Scott Meyers in this talk at 44:15, says const Rvalue references are used in c++0x standard library to capture certain overloads which are not supposed to be compilable.

Code snippet to illustrate the above mentioned point would be helpful. Thanks.

Answer 1

One usage that I found useful is to disable temporaries biding to reference members.

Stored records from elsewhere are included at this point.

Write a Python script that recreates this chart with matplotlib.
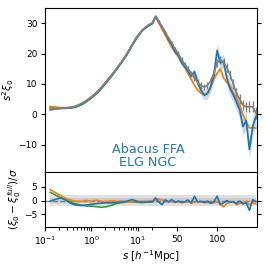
import numpy as np
import matplotlib
matplotlib.use('Agg')
import matplotlib.pyplot as plt

# separation bins: log-spaced at small s, 4 Mpc/h steps above ~20
s_log = [0.13, 0.17, 0.22, 0.28, 0.36, 0.46, 0.6, 0.77, 1.0, 1.3, 1.65, 2.1,
         2.75, 3.5, 4.5, 5.8, 7.5, 9.6, 12.4, 16, 20.5]
s_lin = [24, 28, 32, 36, 40, 44, 48, 52, 56, 60, 64, 68, 72, 76, 80, 84, 88,
         92, 96, 100, 104, 108, 112, 116, 120, 124, 128, 132, 136, 140, 144, 148]
s = s_log + s_lin

# s^2 xi_0
blue = [1.5, 1.8, 2.0, 2.1, 2.2, 2.6, 3.3, 4.3, 5.6, 7.1, 8.8, 10.7, 12.9, 15.0,
        17.3, 19.8, 22.8, 25.5, 27.7, 29.0, 30.0,
        32.3, 30.5, 28.5, 26.8, 24.5, 23.0, 20.5, 19.5, 17.0, 15.8, 14.2, 12.5,
        14.0, 10.5, 8.0, 6.3, 6.8, 9.0, 13.0, 21.0, 17.0, 17.5, 12.0, 8.5, 6.5,
        4.0, 1.5, -4.0, -2.0, -11.5, -4.0, -0.8]
blue_err = [0.1, 0.1, 0.1, 0.1, 0.1, 0.1, 0.1, 0.1, 0.1, 0.1, 0.1, 0.1, 0.1, 0.1,
            0.15, 0.15, 0.2, 0.2, 0.25, 0.3, 0.4,
            0.5, 0.6, 0.7, 0.8, 0.9, 1.0, 1.0, 1.1, 1.1, 1.2, 1.3, 1.3, 1.4, 1.5,
            1.5, 1.6, 1.7, 1.8, 1.9, 2.0, 2.1, 2.2, 2.3, 2.4, 2.5, 2.6, 2.7, 2.8,
            2.9, 3.0, 3.1, 3.2]
orange = [2.6, 2.4, 2.2, 2.2, 2.3, 2.7, 3.5, 4.5, 5.8, 7.3, 9.0, 10.9, 13.1, 15.2,
          17.4, 19.9, 22.8, 25.5, 27.6, 29.0, 30.0,
          32.0, 30.0, 28.0, 26.0, 24.0, 22.0, 20.5, 19.0, 17.2, 15.5, 13.5, 11.5,
          9.5, 8.0, 7.0, 6.5, 7.0, 9.0, 11.5, 13.5, 15.0, 12.0, 10.5, 9.5, 7.0,
          5.5, 3.0, 0.0, -2.5, -4.5, -4.3, -4.5]
green = [2.3, 2.1, 2.0, 2.0, 2.1, 2.4, 3.1, 4.1, 5.4, 6.9, 8.6, 10.5, 12.7, 14.9,
         17.2, 19.7, 22.7, 25.4, 27.6, 29.0, 30.0]
gray = [1.8, 1.9, 2.0, 2.1, 2.3, 2.7, 3.4, 4.4, 5.7, 7.2, 8.9, 10.8, 13.0, 15.1,
        17.4, 19.9, 22.9, 25.6, 27.8, 29.2, 30.2,
        32.0, 30.5, 28.8, 27.0, 25.0, 23.5, 21.5, 20.0, 18.0, 16.5, 15.0, 13.5,
        12.0, 10.5, 9.5, 9.0, 9.5, 11.0, 13.5, 17.0, 18.0, 17.0, 15.5, 13.0, 10.0,
        7.0, 5.0, 3.0, 2.5, 2.5, 2.5, 0.5]
gray_err = [0.05] * 21 + [0.3, 0.4, 0.5, 0.5, 0.6, 0.6, 0.7, 0.7, 0.8, 0.8, 0.9,
                          0.9, 1.0, 1.0, 1.0, 1.1, 1.1, 1.2, 1.2, 1.3, 1.3, 1.4,
                          1.4, 1.5, 1.5, 1.6, 1.6, 1.7, 1.7, 1.8, 1.8, 1.9]

# (xi_0 - xi_0^full) / sigma
blue_d = [-0.2, 0.5, 1.0, 0.2, -1.0, -1.6, -1.8, -1.6, -1.3, -1.1, -0.9, -0.8,
          -0.8, -0.7, -0.5, -0.2, 0.4, -0.3, -0.6, -0.5, -0.4,
          1.0, -0.6, -1.4, 0.3, -0.5, 0.4, -0.6, -0.2, -0.5, -0.4, 0.2, -0.8,
          1.6, -0.4, -0.3, -0.6, -0.2, -0.9, -0.4, 1.6, -1.4, -0.8, 0.0, -0.6,
          -0.4, -1.0, -0.2, -1.2, -0.8, -3.5, 0.3, -0.3]
orange_d = [4.0, 2.8, 1.8, 0.8, 0.2, -0.2, -0.3, 0.1, -0.2, 0.2, -0.3, -0.4, 0.0,
            -0.3, -0.2, -0.5, -0.3, -0.4, -0.3, -0.2, 0.0,
            0.3, 0.6, 0.2, 0.0, -0.4, -0.2, -0.6, -0.3, -0.8, -0.6, -0.4, -0.9,
            -0.6, -0.5, -0.3, -0.8, -0.6, -1.0, -0.8, -0.5, -1.2, -2.3, -1.0,
            -0.6, -0.5, -1.5, -1.0, -0.6, -0.4, -1.6, -0.8, -1.2]
green_d = [3.0, 2.0, 1.0, 0.3, -0.6, -1.2, -1.6, -1.9, -2.0, -2.2, -2.4, -2.2,
           -1.6, -1.0, -0.7, -0.5, -0.4, -0.6, -0.7, -0.5, -0.4]

# log below 25 Mpc/h, linear above (smooth join)
T = 25.0
LT = np.log10(T)
K = T * np.log(10)


def fwd(x):
    x = np.maximum(np.asarray(x, dtype=float), 1e-12)
    return np.where(x < T, np.log10(x), LT + (x - T) / K)


def inv(y):
    y = np.asarray(y, dtype=float)
    with np.errstate(over='ignore'):
        return np.where(y < LT, 10.0 ** np.minimum(y, LT), T + (y - LT) * K)


plt.rcParams['font.size'] = 6.5
plt.rcParams['xtick.major.size'] = 3
plt.rcParams['ytick.major.size'] = 3
plt.rcParams['xtick.minor.size'] = 1.8
plt.rcParams['xtick.major.pad'] = 2.5
plt.rcParams['ytick.major.pad'] = 2.5
fig = plt.figure(figsize=(2.66, 2.66), dpi=100)
gs = fig.add_gridspec(2, 1, height_ratios=[3, 1], hspace=0,
                      left=0.169, right=0.968, top=0.970, bottom=0.147)
ax1 = fig.add_subplot(gs[0])
ax2 = fig.add_subplot(gs[1], sharex=ax1)

blue_arr = np.array(blue)
err_arr = np.array(blue_err)
ax1.errorbar(s, gray, yerr=gray_err, color='gray', lw=1.2, elinewidth=1.0)
ax1.plot(s_log, green, color='tab:green', lw=1.3)
ax1.plot(s, orange, color='tab:orange', lw=1.3)
ax1.fill_between(s, blue_arr - err_arr, blue_arr + err_arr, color='tab:blue',
                 alpha=0.25, lw=0)
ax1.plot(s, blue, color='tab:blue', lw=1.3)
ax1.set_ylim(-19, 35)
ax1.set_yticks([-10, 0, 10, 20, 30])
ax1.set_ylabel(r'$s^2\xi_0$', fontsize=7.5, labelpad=2)
ax1.text(0.485, 0.018, 'Abacus FFA\nELG NGC', transform=ax1.transAxes,
         color='tab:blue', fontsize=9.2, ha='center', va='bottom',
         multialignment='center', linespacing=1.0)
ax1.tick_params(right=True, labelbottom=False)

ax2.fill_between(s, -2, 2, color='lightgray', alpha=0.7, lw=0)
ax2.fill_between(s, -1, 1, color='darkgray', alpha=0.35, lw=0)
ax2.axhline(0, color='gray', ls='--', lw=1.0)
ax2.plot(s_log, green_d, color='tab:green', lw=1.2)
ax2.plot(s, orange_d, color='tab:orange', lw=1.2)
ax2.plot(s, blue_d, color='tab:blue', lw=1.2)
ax2.set_ylim(-9.5, 10.3)
ax2.set_yticks([-5, 0, 5])
ax2.set_ylabel(r'$(\xi_0-\xi_0^{full})/\sigma$', fontsize=7.5, labelpad=1)
ax2.set_xlabel(r'$s$ [$h^{-1}$Mpc]', fontsize=7.5, labelpad=1)
ax2.tick_params(right=True)

ax2.set_xscale('function', functions=(fwd, inv))
ax2.set_xlim(0.1, 150)
ax2.set_xticks([0.1, 1, 10, 50, 100])
ax2.set_xticklabels([r'$10^{-1}$', r'$10^{0}$', r'$10^{1}$', '50', '100'])
ax2.set_xticks([0.2, 0.3, 0.4, 0.5, 0.6, 0.7, 0.8, 0.9,
                2, 3, 4, 5, 6, 7, 8, 9, 20], minor=True)

fig.savefig('out.png', dpi=100)
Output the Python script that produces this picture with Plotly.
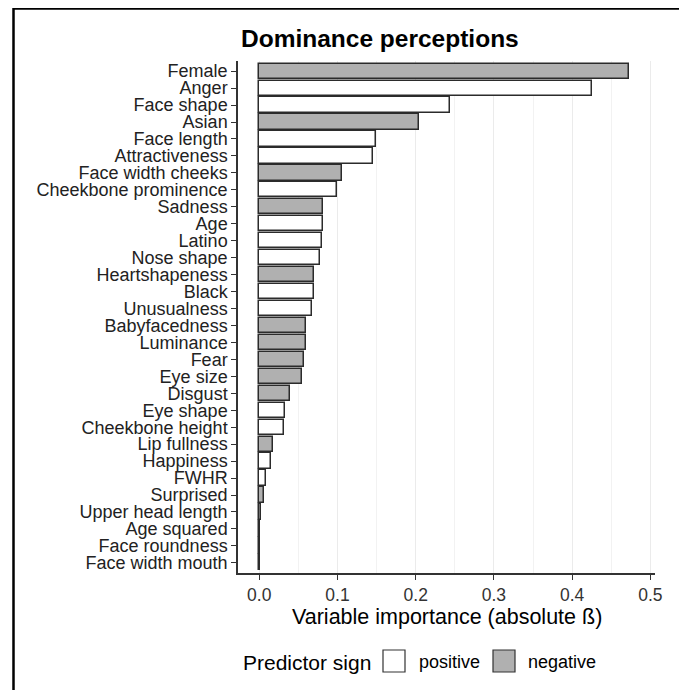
import plotly.graph_objects as go

categories = ["Female", "Anger", "Face shape", "Asian", "Face length", "Attractiveness",
              "Face width cheeks", "Cheekbone prominence", "Sadness", "Age", "Latino",
              "Nose shape", "Heartshapeness", "Black", "Unusualness", "Babyfacedness",
              "Luminance", "Fear", "Eye size", "Disgust", "Eye shape", "Cheekbone height",
              "Lip fullness", "Happiness", "FWHR", "Surprised", "Upper head length",
              "Age squared", "Face roundness", "Face width mouth"]
importance = [0.473, 0.425, 0.244, 0.204, 0.149, 0.145, 0.106, 0.099, 0.082, 0.081, 0.080,
              0.078, 0.070, 0.070, 0.067, 0.060, 0.060, 0.057, 0.055, 0.039, 0.033, 0.031,
              0.018, 0.015, 0.008, 0.006, 0.002, 0.001, 0.0005, 0.0003]
sign = ["negative", "positive", "positive", "negative", "positive", "positive",
        "negative", "positive", "negative", "positive", "positive",
        "positive", "negative", "positive", "positive", "negative",
        "negative", "negative", "negative", "negative", "positive", "positive",
        "negative", "positive", "positive", "negative", "negative",
        "positive", "positive", "positive"]
x_ticks = [0.0, 0.1, 0.2, 0.3, 0.4, 0.5]
x_ticklabels = ["0.0", "0.1", "0.2", "0.3", "0.4", "0.5"]

fill = {"positive": "#ffffff", "negative": "#b0b0b0"}
FONT = "Liberation Sans, Arial, sans-serif"

fig = go.Figure()
fig.add_trace(go.Bar(
    x=importance, y=categories, orientation="h",
    marker=dict(color=[fill[s] for s in sign], line=dict(color="#2b2b2b", width=1.5)),
    width=0.9, showlegend=False, hoverinfo="x+y",
))

# layout geometry (pixels); page body has an 8px margin, so subtract it
OFF = 8
W, H = 679, 682
L, T = 238 - OFF, 61 - OFF
R = W - (655 - OFF)
B = H - (573 - OFF)
pw, ph = W - L - R, H - T - B

def px(x):
    return (x - OFF - L) / pw

def py(y):
    return (H - B - (y - OFF)) / ph

shapes = []
# outer border
shapes.append(dict(type="rect", xref="paper", yref="paper",
                   x0=px(13.5), x1=px(681), y0=py(700), y1=py(8.5),
                   line=dict(color="black", width=2.5), fillcolor="rgba(0,0,0,0)", layer="below"))
# custom legend keys
shapes.append(dict(type="rect", xref="paper", yref="paper",
                   x0=px(383), x1=px(405), y0=py(672), y1=py(650),
                   line=dict(color="#333333", width=1.2), fillcolor=fill["positive"]))
shapes.append(dict(type="rect", xref="paper", yref="paper",
                   x0=px(493), x1=px(515), y0=py(672), y1=py(650),
                   line=dict(color="#333333", width=1.2), fillcolor=fill["negative"]))

annotations = [
    dict(text="<b>Dominance perceptions</b>", xref="paper", yref="paper", x=px(239), y=py(38),
         xanchor="left", yanchor="middle", showarrow=False,
         font=dict(family=FONT, size=24.5, color="black")),
    dict(text="Variable importance (absolute ß)", xref="paper", yref="paper", x=0.5, y=py(617),
         xanchor="center", yanchor="middle", showarrow=False,
         font=dict(family=FONT, size=21.5, color="black")),
    dict(text="Predictor sign", xref="paper", yref="paper", x=px(241), y=py(662),
         xanchor="left", yanchor="middle", showarrow=False,
         font=dict(family=FONT, size=21, color="black")),
    dict(text="positive", xref="paper", yref="paper", x=px(417), y=py(662),
         xanchor="left", yanchor="middle", showarrow=False,
         font=dict(family=FONT, size=18, color="black")),
    dict(text="negative", xref="paper", yref="paper", x=px(526), y=py(662),
         xanchor="left", yanchor="middle", showarrow=False,
         font=dict(family=FONT, size=18, color="black")),
]

fig.update_layout(
    width=W, height=H,
    margin=dict(l=L, r=R, t=T, b=B, autoexpand=False),
    paper_bgcolor="white", plot_bgcolor="white",
    font=dict(family=FONT, color="black"),
    shapes=shapes, annotations=annotations,
    bargap=0,
)
fig.update_xaxes(
    range=[-0.0272, 0.506], tickvals=x_ticks, ticktext=x_ticklabels,
    showgrid=True, gridcolor="#ebebeb", gridwidth=1,
    minor=dict(dtick=0.05, tick0=0, showgrid=True, gridcolor="#f2f2f2", gridwidth=0.6),
    showline=True, linecolor="#333333", linewidth=1.5,
    ticks="outside", ticklen=5, tickcolor="#333333", tickwidth=1.3,
    tickfont=dict(family=FONT, size=17.5, color="#333333"),
    zeroline=False, fixedrange=True,
)
fig.update_yaxes(
    categoryorder="array", categoryarray=categories,
    tickmode="array", tickvals=categories, ticktext=categories,
    range=[len(categories) - 0.4, -0.6],
    showgrid=False, showline=True, linecolor="#333333", linewidth=1.5,
    ticks="outside", ticklen=5, tickcolor="#333333", tickwidth=1.3,
    tickfont=dict(family=FONT, size=18, color="#222222"),
    zeroline=False, fixedrange=True,
)

fig.write_html("out.html")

For example, consider the code below:

struct Foo{};

class X
{
    const Foo& _foo;
public:    
    X(const Foo&&) = delete;       // prevents rvalue binding
    X(const Foo& foo): _foo(foo){} // lvalue is OK
};

Foo get_Foo()
{
    return {};
}

const Foo get_const_Foo()
{
    return {};
}

Foo& get_lvalue_Foo()
{
    static Foo foo;
    return foo;
}

int main() 
{
//  X x1{get_Foo()};        // does not compile, use of deleted function
//  X x2{get_const_Foo()};  // does not compile, use of deleted function
    X x3{get_lvalue_Foo()}; // OK
}

You definitely want to disable a rvalue being passed to the constructor of X, since rvalues do not bind to const references via constructor parameters, so you end up with a dangling reference. Why const Foo&& and not simply Foo&&? Because if you use X(Foo&&) = delete;, then if your get_Foo() returns const Foo (which is a bad idea, but nevertheless is seen in actual code), it will bind to X(const Foo&) instead, and you end up with a dangling reference. However, X(const Foo&&) in the code above is a better match for a const Foo rvalue, so we obtain the desired effect of not being able to construct an X with a rvalue.

You may also ask why not defining X(Foo&) instead for the lvalue constructor. Then you won't be able to bind const lvalues. So the best approach is to mark X(const Foo&&) = delete;. Hope this clarifies it.